=== Information supplied ===

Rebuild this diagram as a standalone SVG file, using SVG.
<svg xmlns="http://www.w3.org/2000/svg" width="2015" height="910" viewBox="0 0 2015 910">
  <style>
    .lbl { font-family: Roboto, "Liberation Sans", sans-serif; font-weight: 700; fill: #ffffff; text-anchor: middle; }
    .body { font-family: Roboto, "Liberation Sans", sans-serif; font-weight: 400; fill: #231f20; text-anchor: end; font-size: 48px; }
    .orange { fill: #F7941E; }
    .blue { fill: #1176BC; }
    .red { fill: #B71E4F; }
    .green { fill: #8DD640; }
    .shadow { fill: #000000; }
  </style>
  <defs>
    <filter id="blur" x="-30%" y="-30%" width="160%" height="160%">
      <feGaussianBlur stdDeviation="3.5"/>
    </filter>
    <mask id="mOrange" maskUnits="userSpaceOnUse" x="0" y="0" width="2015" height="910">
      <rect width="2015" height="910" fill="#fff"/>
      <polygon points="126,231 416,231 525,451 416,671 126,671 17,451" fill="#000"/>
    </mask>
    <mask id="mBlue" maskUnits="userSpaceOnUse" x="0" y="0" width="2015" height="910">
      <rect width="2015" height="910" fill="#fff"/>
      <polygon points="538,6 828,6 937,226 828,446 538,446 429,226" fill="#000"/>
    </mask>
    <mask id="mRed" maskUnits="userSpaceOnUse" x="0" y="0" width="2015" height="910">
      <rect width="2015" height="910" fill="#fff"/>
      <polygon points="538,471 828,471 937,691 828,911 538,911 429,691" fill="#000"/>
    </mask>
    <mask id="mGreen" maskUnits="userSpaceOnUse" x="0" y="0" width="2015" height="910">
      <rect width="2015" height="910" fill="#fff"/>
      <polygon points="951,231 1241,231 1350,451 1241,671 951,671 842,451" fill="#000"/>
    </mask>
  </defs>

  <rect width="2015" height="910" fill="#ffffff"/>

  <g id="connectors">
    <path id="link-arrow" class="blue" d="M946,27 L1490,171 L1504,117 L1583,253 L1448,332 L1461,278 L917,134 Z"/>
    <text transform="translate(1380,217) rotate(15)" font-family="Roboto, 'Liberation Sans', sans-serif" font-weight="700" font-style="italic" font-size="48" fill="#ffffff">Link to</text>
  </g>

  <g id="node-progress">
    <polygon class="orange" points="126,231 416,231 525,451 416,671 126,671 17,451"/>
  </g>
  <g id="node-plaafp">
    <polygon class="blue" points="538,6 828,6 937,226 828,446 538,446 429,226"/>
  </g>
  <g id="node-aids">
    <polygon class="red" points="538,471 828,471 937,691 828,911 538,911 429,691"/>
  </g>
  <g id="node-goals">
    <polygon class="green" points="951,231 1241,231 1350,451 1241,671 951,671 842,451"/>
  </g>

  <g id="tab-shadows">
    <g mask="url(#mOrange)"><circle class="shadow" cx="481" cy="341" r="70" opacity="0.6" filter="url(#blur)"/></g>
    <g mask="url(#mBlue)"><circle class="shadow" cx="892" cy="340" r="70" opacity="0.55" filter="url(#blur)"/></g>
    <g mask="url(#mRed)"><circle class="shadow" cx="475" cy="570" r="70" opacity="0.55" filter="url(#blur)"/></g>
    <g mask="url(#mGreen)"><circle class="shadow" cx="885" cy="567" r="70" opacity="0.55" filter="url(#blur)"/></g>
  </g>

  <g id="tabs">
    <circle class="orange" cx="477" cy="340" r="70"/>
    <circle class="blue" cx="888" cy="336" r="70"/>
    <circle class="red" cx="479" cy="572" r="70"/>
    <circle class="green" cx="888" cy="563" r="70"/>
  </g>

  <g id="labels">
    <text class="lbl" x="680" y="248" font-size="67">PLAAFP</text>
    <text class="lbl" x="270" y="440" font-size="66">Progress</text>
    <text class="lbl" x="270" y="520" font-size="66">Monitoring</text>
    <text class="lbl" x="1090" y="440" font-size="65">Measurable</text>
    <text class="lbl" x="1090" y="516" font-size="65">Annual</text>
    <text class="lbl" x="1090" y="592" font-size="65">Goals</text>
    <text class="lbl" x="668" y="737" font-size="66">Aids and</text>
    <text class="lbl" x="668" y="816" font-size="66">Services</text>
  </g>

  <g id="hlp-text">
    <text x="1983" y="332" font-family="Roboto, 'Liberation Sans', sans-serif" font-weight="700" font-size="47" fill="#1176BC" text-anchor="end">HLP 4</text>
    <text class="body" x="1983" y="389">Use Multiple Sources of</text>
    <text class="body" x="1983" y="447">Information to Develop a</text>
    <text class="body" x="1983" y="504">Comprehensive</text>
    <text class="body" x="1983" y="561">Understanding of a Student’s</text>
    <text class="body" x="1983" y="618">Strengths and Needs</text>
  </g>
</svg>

===

» What you will do:
Give back each line above precisely as it stands.

» Output below:
Rebuild this diagram as a standalone SVG file, using SVG.
<svg xmlns="http://www.w3.org/2000/svg" width="2015" height="910" viewBox="0 0 2015 910">
  <style>
    .lbl { font-family: Roboto, "Liberation Sans", sans-serif; font-weight: 700; fill: #ffffff; text-anchor: middle; }
    .body { font-family: Roboto, "Liberation Sans", sans-serif; font-weight: 400; fill: #231f20; text-anchor: end; font-size: 48px; }
    .orange { fill: #F7941E; }
    .blue { fill: #1176BC; }
    .red { fill: #B71E4F; }
    .green { fill: #8DD640; }
    .shadow { fill: #000000; }
  </style>
  <defs>
    <filter id="blur" x="-30%" y="-30%" width="160%" height="160%">
      <feGaussianBlur stdDeviation="3.5"/>
    </filter>
    <mask id="mOrange" maskUnits="userSpaceOnUse" x="0" y="0" width="2015" height="910">
      <rect width="2015" height="910" fill="#fff"/>
      <polygon points="126,231 416,231 525,451 416,671 126,671 17,451" fill="#000"/>
    </mask>
    <mask id="mBlue" maskUnits="userSpaceOnUse" x="0" y="0" width="2015" height="910">
      <rect width="2015" height="910" fill="#fff"/>
      <polygon points="538,6 828,6 937,226 828,446 538,446 429,226" fill="#000"/>
    </mask>
    <mask id="mRed" maskUnits="userSpaceOnUse" x="0" y="0" width="2015" height="910">
      <rect width="2015" height="910" fill="#fff"/>
      <polygon points="538,471 828,471 937,691 828,911 538,911 429,691" fill="#000"/>
    </mask>
    <mask id="mGreen" maskUnits="userSpaceOnUse" x="0" y="0" width="2015" height="910">
      <rect width="2015" height="910" fill="#fff"/>
      <polygon points="951,231 1241,231 1350,451 1241,671 951,671 842,451" fill="#000"/>
    </mask>
  </defs>

  <rect width="2015" height="910" fill="#ffffff"/>

  <g id="connectors">
    <path id="link-arrow" class="blue" d="M946,27 L1490,171 L1504,117 L1583,253 L1448,332 L1461,278 L917,134 Z"/>
    <text transform="translate(1380,217) rotate(15)" font-family="Roboto, 'Liberation Sans', sans-serif" font-weight="700" font-style="italic" font-size="48" fill="#ffffff">Link to</text>
  </g>

  <g id="node-progress">
    <polygon class="orange" points="126,231 416,231 525,451 416,671 126,671 17,451"/>
  </g>
  <g id="node-plaafp">
    <polygon class="blue" points="538,6 828,6 937,226 828,446 538,446 429,226"/>
  </g>
  <g id="node-aids">
    <polygon class="red" points="538,471 828,471 937,691 828,911 538,911 429,691"/>
  </g>
  <g id="node-goals">
    <polygon class="green" points="951,231 1241,231 1350,451 1241,671 951,671 842,451"/>
  </g>

  <g id="tab-shadows">
    <g mask="url(#mOrange)"><circle class="shadow" cx="481" cy="341" r="70" opacity="0.6" filter="url(#blur)"/></g>
    <g mask="url(#mBlue)"><circle class="shadow" cx="892" cy="340" r="70" opacity="0.55" filter="url(#blur)"/></g>
    <g mask="url(#mRed)"><circle class="shadow" cx="475" cy="570" r="70" opacity="0.55" filter="url(#blur)"/></g>
    <g mask="url(#mGreen)"><circle class="shadow" cx="885" cy="567" r="70" opacity="0.55" filter="url(#blur)"/></g>
  </g>

  <g id="tabs">
    <circle class="orange" cx="477" cy="340" r="70"/>
    <circle class="blue" cx="888" cy="336" r="70"/>
    <circle class="red" cx="479" cy="572" r="70"/>
    <circle class="green" cx="888" cy="563" r="70"/>
  </g>

  <g id="labels">
    <text class="lbl" x="680" y="248" font-size="67">PLAAFP</text>
    <text class="lbl" x="270" y="440" font-size="66">Progress</text>
    <text class="lbl" x="270" y="520" font-size="66">Monitoring</text>
    <text class="lbl" x="1090" y="440" font-size="65">Measurable</text>
    <text class="lbl" x="1090" y="516" font-size="65">Annual</text>
    <text class="lbl" x="1090" y="592" font-size="65">Goals</text>
    <text class="lbl" x="668" y="737" font-size="66">Aids and</text>
    <text class="lbl" x="668" y="816" font-size="66">Services</text>
  </g>

  <g id="hlp-text">
    <text x="1983" y="332" font-family="Roboto, 'Liberation Sans', sans-serif" font-weight="700" font-size="47" fill="#1176BC" text-anchor="end">HLP 4</text>
    <text class="body" x="1983" y="389">Use Multiple Sources of</text>
    <text class="body" x="1983" y="447">Information to Develop a</text>
    <text class="body" x="1983" y="504">Comprehensive</text>
    <text class="body" x="1983" y="561">Understanding of a Student’s</text>
    <text class="body" x="1983" y="618">Strengths and Needs</text>
  </g>
</svg>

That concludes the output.